*Task details*.
Faithfully return all lines, omitting every embedded picture.

:: Records for this task

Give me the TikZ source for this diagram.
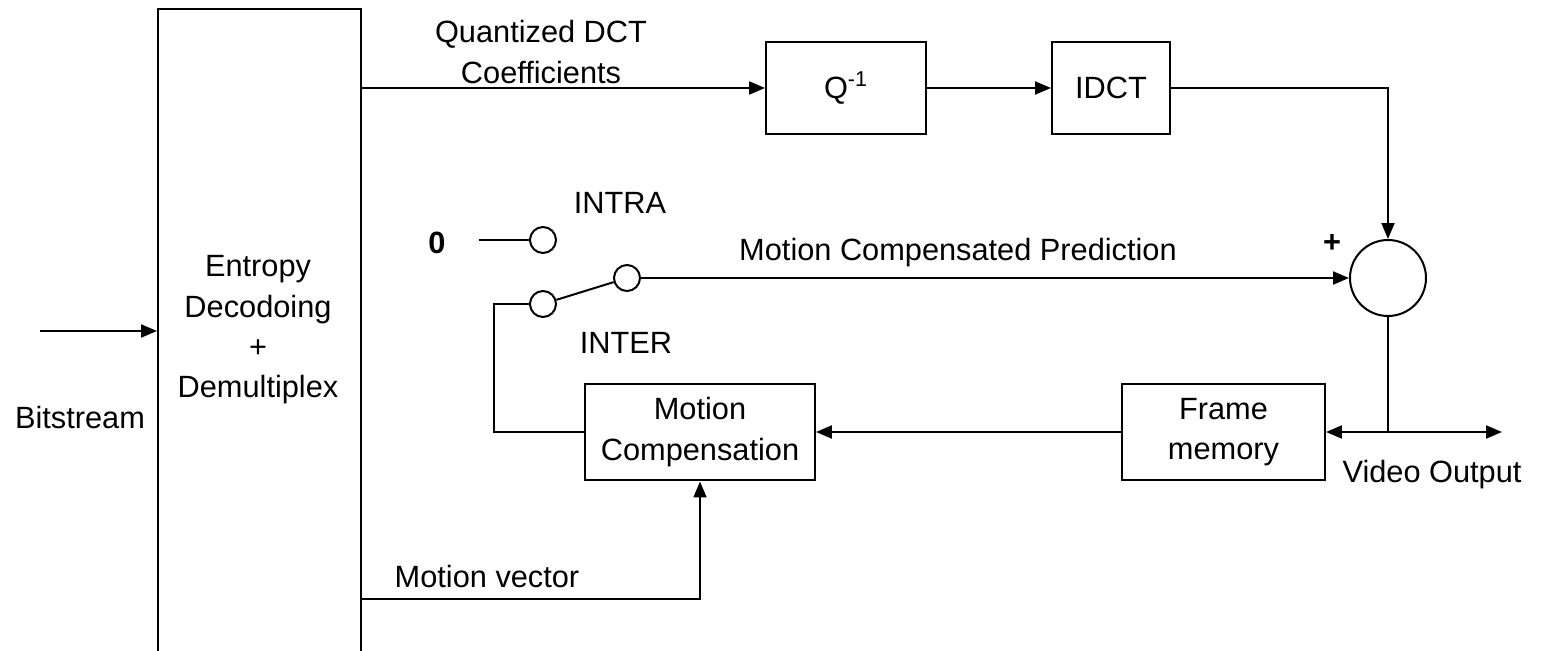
\documentclass[tikz,border=0pt]{standalone}
\usepackage{fontspec}
\setmainfont{Liberation Sans}
\usetikzlibrary{arrows.meta}

\begin{document}
\begin{tikzpicture}[x=0.02cm, y=-0.02cm, >={Triangle[length=0.32cm,width=0.26cm]},
	font=\fontsize{17.5}{23}\selectfont, line width=0.04cm, line join=miter,
	blk/.style={draw, inner sep=0pt, align=center},
	term/.style={draw, circle, minimum size=0.52cm, inner sep=0pt},
	lbl/.style={inner sep=0pt, align=center}]
			\clip (0,0) rectangle (1542,651);
			% blocks
			\node[blk, minimum width=4.06cm, minimum height=13.82cm] (demux) at (259.5,354.5) {};
			\node[lbl] (demuxtxt) at (258,330) {Entropy\\Decodoing\\+\\Demultiplex};
			\node[blk, minimum width=3.2cm, minimum height=1.86cm] (iq) at (846,88) {Q\textsuperscript{-1}};
			\node[blk, minimum width=2.36cm, minimum height=1.86cm] (idct) at (1111,88) {IDCT};
			\node[blk, minimum width=4.6cm, minimum height=1.94cm] (mc) at (700,432) {Motion\\Compensation};
			\node[blk, minimum width=4.06cm, minimum height=1.94cm] (fm) at (1223.5,432) {Frame\\memory};
			\node[draw, circle, minimum size=1.52cm, inner sep=0pt] (sum) at (1388,278) {};
			% switch
			\node[lbl, font=\fontsize{17.5}{23}\selectfont\bfseries] (zero) at (437,243) {0};
			\node[term] (t0) at (543,240) {};
			\node[term] (tin) at (543,304) {};
			\node[term] (tout) at (627,278) {};
			% free ends
			\coordinate (bsin) at (40,331);
			\coordinate (mv) at (0,599);
			\coordinate (loop) at (494,0);
			\coordinate (vout) at (1502,432);
			% labels
			\node[lbl] (coef) at (541,52) {Quantized DCT\\Coefficients};
			\node[lbl] (bits) at (80,418) {Bitstream};
			\node[lbl] (intra) at (620,203) {INTRA};
			\node[lbl] (inter) at (626,343) {INTER};
			\node[lbl, font=\fontsize{17.5}{23}\selectfont\bfseries] (plus) at (1332,243) {+};
			\node[lbl] (mcp) at (958,253) {Motion Compensated Prediction};
			\node[lbl] (mvtxt) at (487,577) {Motion vector};
			\node[lbl] (vidtxt) at (1432,475) {Video Output};
			% connectors
			\draw[->] (bsin) -- (bsin -| demux.west);
			\draw[->] (demux.east |- iq.west) -- (iq.west);
			\draw[->] (iq.east) -- (idct.west);
			\draw[->] (idct.east) -| (sum.north);
			\draw ([xshift=0.64cm]zero.east |- t0.west) -- (t0.west);
			\draw (tin) -- (tout);
			\draw[->] (tout.east) -- (tout.east -| sum.west);
			\draw (tin.west) -- (tin.west -| loop) |- (mc.west);
			\draw[->] (demux.east |- mv) -| (mc.south);
			\draw[->] (fm.west) -- (mc.east);
			\draw (sum.south) -- (sum.south |- fm.east);
			\draw[->] (sum.south |- fm.east) -- (fm.east);
			\draw[->] (sum.south |- fm.east) -- (vout);
		\end{tikzpicture}
\end{document}
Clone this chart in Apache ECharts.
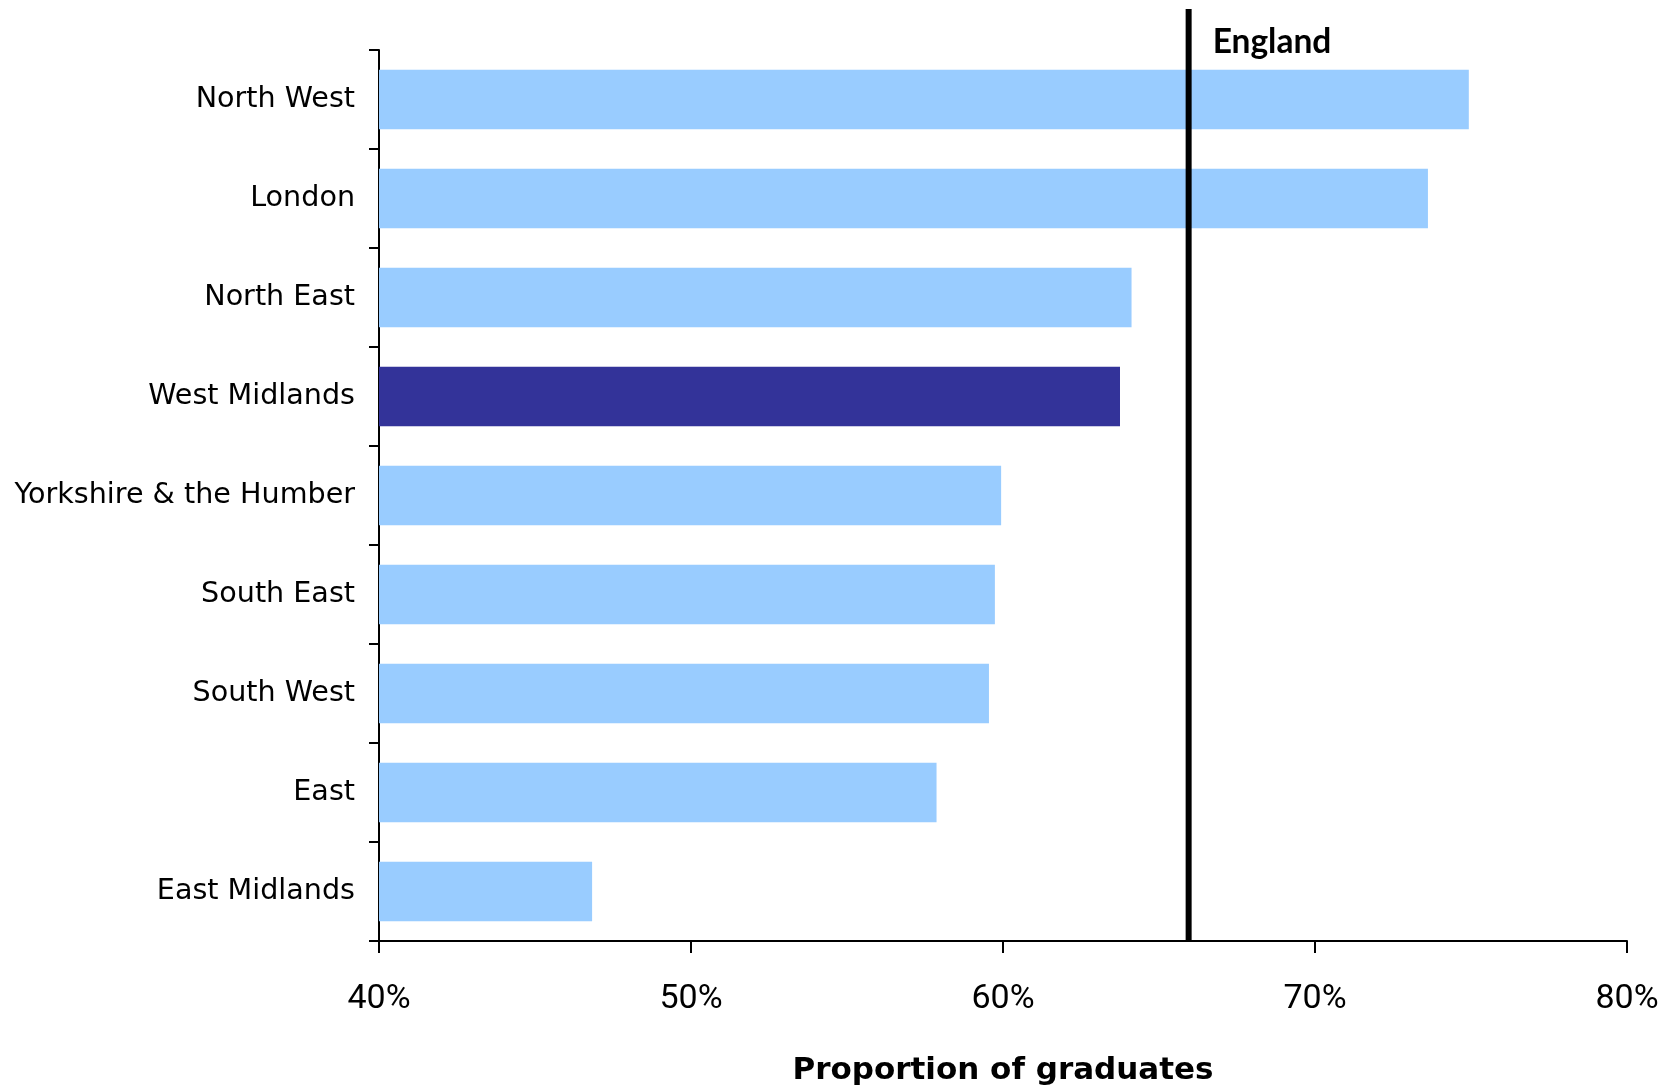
<!DOCTYPE html>
<html>
<head>
<meta charset="utf-8">
<script src="https://cdn.jsdelivr.net/npm/echarts@6/dist/echarts.min.js"></script>
<style>
html,body{margin:0;padding:0;background:#fff;}
#chart{width:1668px;height:1090px;}
</style>
</head>
<body>
<div id="chart"></div>
<script>
const categories = ["North West","London","North East","West Midlands","Yorkshire & the Humber","South East","South West","East","East Midlands"];
const values = [74.93, 73.62, 64.12, 63.75, 59.94, 59.74, 59.55, 57.87, 46.83];
const highlight = "West Midlands";
const englandValue = 65.95;
const englandLabel = "England";
const xTicks = [40, 50, 60, 70, 80];
const axisTitle = "Proportion of graduates";

const chart = echarts.init(document.getElementById('chart'), null, {renderer:'canvas'});
const gridL = 379, gridR = 41, gridB = 149;
const option = {
  animation: false,
  backgroundColor: '#ffffff',
  grid: [
    {left: gridL, right: gridR, top: 50, bottom: gridB, containLabel: false, outerBoundsMode: 'none'},
    {left: gridL, right: gridR, top: 9, bottom: gridB, containLabel: false, outerBoundsMode: 'none'}
  ],
  xAxis: [
    {
      type: 'value', gridIndex: 0,
      min: xTicks[0], max: xTicks[xTicks.length-1], interval: 10,
      axisLine: {show: true, lineStyle: {color: '#000', width: 2}},
      axisTick: {show: true, length: 12, lineStyle: {color: '#000', width: 2}},
      splitLine: {show: false},
      axisLabel: {
        formatter: '{value}%', margin: 41,
        fontFamily: 'Roboto, "Liberation Sans", sans-serif',
        fontSize: 34, color: '#000'
      },
      name: axisTitle, nameLocation: 'middle', nameGap: 114,
      nameTextStyle: {fontFamily: '"DejaVu Sans", sans-serif', fontWeight: 'bold', fontSize: 31, color: '#000'}
    },
    {
      type: 'value', gridIndex: 1,
      min: xTicks[0], max: xTicks[xTicks.length-1], interval: 10, show: false
    }
  ],
  yAxis: [
    {
      type: 'category', gridIndex: 0, data: categories, inverse: true,
      axisLine: {show: true, lineStyle: {color: '#000', width: 2}},
      axisTick: {show: true, length: 10, lineStyle: {color: '#000', width: 2}},
      axisLabel: {
        margin: 24, fontFamily: '"DejaVu Sans", sans-serif', fontSize: 28.6, color: '#000',
        padding: [0, 0, 10, 0]
      },
      splitLine: {show: false}
    },
    {
      type: 'value', gridIndex: 1, min: 0, max: 1, show: false
    }
  ],
  series: [
    {
      type: 'bar', xAxisIndex: 0, yAxisIndex: 0,
      barCategoryGap: '40%',
      data: values.map((v, i) => ({
        value: v,
        itemStyle: {color: categories[i] === highlight ? '#333399' : '#99CCFF'}
      })),
      z: 2
    },
    {
      type: 'line', xAxisIndex: 1, yAxisIndex: 1,
      symbol: 'circle', symbolSize: 0, showSymbol: true,
      lineStyle: {color: '#000', width: 6},
      label: {show: false},
      data: [
        [englandValue, 0],
        {
          value: [englandValue, 1],
          label: {
            show: true, position: 'right', distance: 5, offset: [19, 33],
            formatter: englandLabel,
            fontFamily: 'Lato, sans-serif', fontWeight: 'bold', fontSize: 33.5, color: '#000'
          }
        }
      ],
      z: 5
    }
  ]
};
chart.setOption(option);
</script>
</body>
</html>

::::

*Task result*.
Give me the TikZ source for this diagram.
\documentclass[tikz,border=0pt]{standalone}
\usepackage{fontspec}
\setmainfont{Liberation Sans}
\usetikzlibrary{arrows.meta}

\begin{document}
\begin{tikzpicture}[x=0.02cm, y=-0.02cm, >={Triangle[length=0.32cm,width=0.26cm]},
	font=\fontsize{17.5}{23}\selectfont, line width=0.04cm, line join=miter,
	blk/.style={draw, inner sep=0pt, align=center},
	term/.style={draw, circle, minimum size=0.52cm, inner sep=0pt},
	lbl/.style={inner sep=0pt, align=center}]
			\clip (0,0) rectangle (1542,651);
			% blocks
			\node[blk, minimum width=4.06cm, minimum height=13.82cm] (demux) at (259.5,354.5) {};
			\node[lbl] (demuxtxt) at (258,330) {Entropy\\Decodoing\\+\\Demultiplex};
			\node[blk, minimum width=3.2cm, minimum height=1.86cm] (iq) at (846,88) {Q\textsuperscript{-1}};
			\node[blk, minimum width=2.36cm, minimum height=1.86cm] (idct) at (1111,88) {IDCT};
			\node[blk, minimum width=4.6cm, minimum height=1.94cm] (mc) at (700,432) {Motion\\Compensation};
			\node[blk, minimum width=4.06cm, minimum height=1.94cm] (fm) at (1223.5,432) {Frame\\memory};
			\node[draw, circle, minimum size=1.52cm, inner sep=0pt] (sum) at (1388,278) {};
			% switch
			\node[lbl, font=\fontsize{17.5}{23}\selectfont\bfseries] (zero) at (437,243) {0};
			\node[term] (t0) at (543,240) {};
			\node[term] (tin) at (543,304) {};
			\node[term] (tout) at (627,278) {};
			% free ends
			\coordinate (bsin) at (40,331);
			\coordinate (mv) at (0,599);
			\coordinate (loop) at (494,0);
			\coordinate (vout) at (1502,432);
			% labels
			\node[lbl] (coef) at (541,52) {Quantized DCT\\Coefficients};
			\node[lbl] (bits) at (80,418) {Bitstream};
			\node[lbl] (intra) at (620,203) {INTRA};
			\node[lbl] (inter) at (626,343) {INTER};
			\node[lbl, font=\fontsize{17.5}{23}\selectfont\bfseries] (plus) at (1332,243) {+};
			\node[lbl] (mcp) at (958,253) {Motion Compensated Prediction};
			\node[lbl] (mvtxt) at (487,577) {Motion vector};
			\node[lbl] (vidtxt) at (1432,475) {Video Output};
			% connectors
			\draw[->] (bsin) -- (bsin -| demux.west);
			\draw[->] (demux.east |- iq.west) -- (iq.west);
			\draw[->] (iq.east) -- (idct.west);
			\draw[->] (idct.east) -| (sum.north);
			\draw ([xshift=0.64cm]zero.east |- t0.west) -- (t0.west);
			\draw (tin) -- (tout);
			\draw[->] (tout.east) -- (tout.east -| sum.west);
			\draw (tin.west) -- (tin.west -| loop) |- (mc.west);
			\draw[->] (demux.east |- mv) -| (mc.south);
			\draw[->] (fm.west) -- (mc.east);
			\draw (sum.south) -- (sum.south |- fm.east);
			\draw[->] (sum.south |- fm.east) -- (fm.east);
			\draw[->] (sum.south |- fm.east) -- (vout);
		\end{tikzpicture}
\end{document}
Clone this chart in Apache ECharts.
<!DOCTYPE html>
<html>
<head>
<meta charset="utf-8">
<script src="https://cdn.jsdelivr.net/npm/echarts@6/dist/echarts.min.js"></script>
<style>
html,body{margin:0;padding:0;background:#fff;}
#chart{width:1668px;height:1090px;}
</style>
</head>
<body>
<div id="chart"></div>
<script>
const categories = ["North West","London","North East","West Midlands","Yorkshire & the Humber","South East","South West","East","East Midlands"];
const values = [74.93, 73.62, 64.12, 63.75, 59.94, 59.74, 59.55, 57.87, 46.83];
const highlight = "West Midlands";
const englandValue = 65.95;
const englandLabel = "England";
const xTicks = [40, 50, 60, 70, 80];
const axisTitle = "Proportion of graduates";

const chart = echarts.init(document.getElementById('chart'), null, {renderer:'canvas'});
const gridL = 379, gridR = 41, gridB = 149;
const option = {
  animation: false,
  backgroundColor: '#ffffff',
  grid: [
    {left: gridL, right: gridR, top: 50, bottom: gridB, containLabel: false, outerBoundsMode: 'none'},
    {left: gridL, right: gridR, top: 9, bottom: gridB, containLabel: false, outerBoundsMode: 'none'}
  ],
  xAxis: [
    {
      type: 'value', gridIndex: 0,
      min: xTicks[0], max: xTicks[xTicks.length-1], interval: 10,
      axisLine: {show: true, lineStyle: {color: '#000', width: 2}},
      axisTick: {show: true, length: 12, lineStyle: {color: '#000', width: 2}},
      splitLine: {show: false},
      axisLabel: {
        formatter: '{value}%', margin: 41,
        fontFamily: 'Roboto, "Liberation Sans", sans-serif',
        fontSize: 34, color: '#000'
      },
      name: axisTitle, nameLocation: 'middle', nameGap: 114,
      nameTextStyle: {fontFamily: '"DejaVu Sans", sans-serif', fontWeight: 'bold', fontSize: 31, color: '#000'}
    },
    {
      type: 'value', gridIndex: 1,
      min: xTicks[0], max: xTicks[xTicks.length-1], interval: 10, show: false
    }
  ],
  yAxis: [
    {
      type: 'category', gridIndex: 0, data: categories, inverse: true,
      axisLine: {show: true, lineStyle: {color: '#000', width: 2}},
      axisTick: {show: true, length: 10, lineStyle: {color: '#000', width: 2}},
      axisLabel: {
        margin: 24, fontFamily: '"DejaVu Sans", sans-serif', fontSize: 28.6, color: '#000',
        padding: [0, 0, 10, 0]
      },
      splitLine: {show: false}
    },
    {
      type: 'value', gridIndex: 1, min: 0, max: 1, show: false
    }
  ],
  series: [
    {
      type: 'bar', xAxisIndex: 0, yAxisIndex: 0,
      barCategoryGap: '40%',
      data: values.map((v, i) => ({
        value: v,
        itemStyle: {color: categories[i] === highlight ? '#333399' : '#99CCFF'}
      })),
      z: 2
    },
    {
      type: 'line', xAxisIndex: 1, yAxisIndex: 1,
      symbol: 'circle', symbolSize: 0, showSymbol: true,
      lineStyle: {color: '#000', width: 6},
      label: {show: false},
      data: [
        [englandValue, 0],
        {
          value: [englandValue, 1],
          label: {
            show: true, position: 'right', distance: 5, offset: [19, 33],
            formatter: englandLabel,
            fontFamily: 'Lato, sans-serif', fontWeight: 'bold', fontSize: 33.5, color: '#000'
          }
        }
      ],
      z: 5
    }
  ]
};
chart.setOption(option);
</script>
</body>
</html>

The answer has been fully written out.